Changelog
All notable changes to the OSMH Consumer Indexer will be documented in this file.
The format is based on Keep a Changelog and this project adheres to Semantic Versioning.
For each release, use the following sub-sections:
- Added (for new features)
- Changed (for changes in existing functionality)
- Deprecated (for soon-to-be removed features)
- Removed (for now removed features)
- Fixed (for any bug fixes)
- Security (in case of vulnerabilities)
[2.3.1] - 2021-02-11
10.5281/zenodo.4534741
Additions
- Add ADP to the list of harvested endpoints (#201)
Changes
- Included DANS twice with different metadata parameters to pick up English and Dutch study versions (#280)
- Improved the debug logging of studies dropped for having no languages with the minimum required fields (#278)
[2.3.0] - 2021-02-09
10.5281/zenodo.4525896
Additions
- Add HTTP compression to the repository handler (#167)
- Add Code of Conduct file (#174)
- Add new PROGEDO endpoint (#177)
- Harvest each repository endpoint with a dedicated thread (#178, #225)
- Add SODA endpoint (#190)
- Add option to set default language as part of endpoint specification (#192)

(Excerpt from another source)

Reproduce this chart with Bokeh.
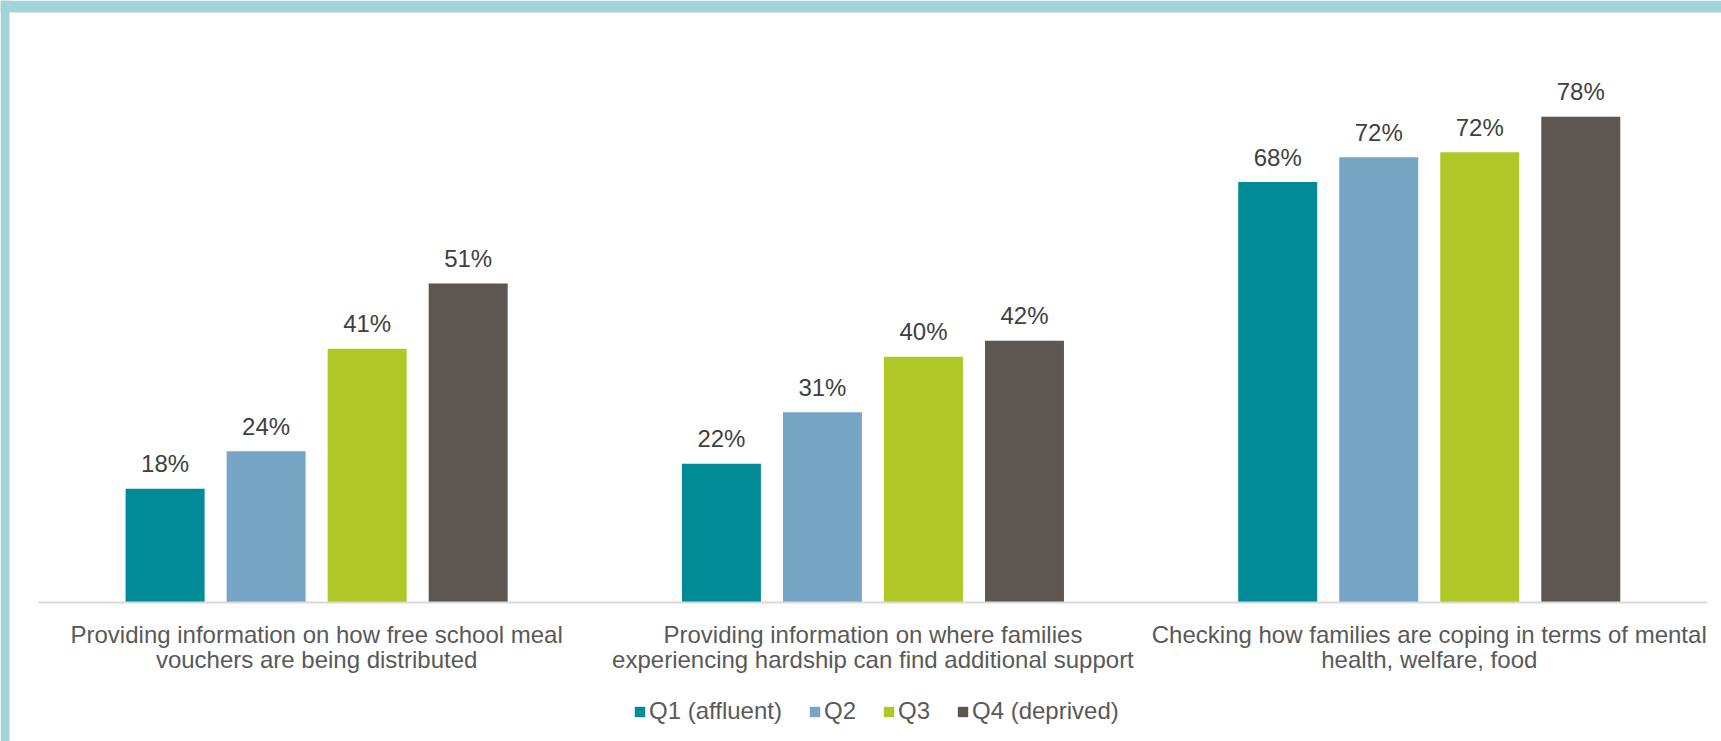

- Add more details to 'Configured Repos' log output (#195)
- Add code as an additional field in the indexer model (#199)
- Add ADP Kuha2 Endpoint (#201)
- Add stopwords for Hungarian and Portuguese language analysers (#204)
- Improve the logging of remote repository handlers (#207)
- Implement a country filter so that only countries with ISO country codes are accepted (#214)
- Delete inactive records from Elasticsearch (#217)
- Add a
run_type
variable to the logs to distinguish different types of harvester runs (#227)
Changes
- Remove "not available" if no PID agency is present (#156)
- Revise XML Schema Definition to ensure compliance with system implementation (#59)
- Search Optimisation (#131)
- Remove (not available) if no PID agency (#156)
- Modify Harvester to output Required logs (#159)
- Disable access to external XML entities in the repository handlers (#176)
- Log statistics for created, deleted and updated studies (#181)
- Cleaning Publisher filter (#183)
- Update Elasticsearch to 5.6 (#188)
- Support Spring Boot Admin 2 for metrics and remote management (#191, #211)
- Add more details to 'Configured Repos' log output (#194)
- Change SODA publisher name (#197)
- Update SND set spec (#200)
- Refine the list of fields to be indexed (#238)
- Map
langAvailableIn
as a keyword, so that it can be used for sorting and filtering (#241)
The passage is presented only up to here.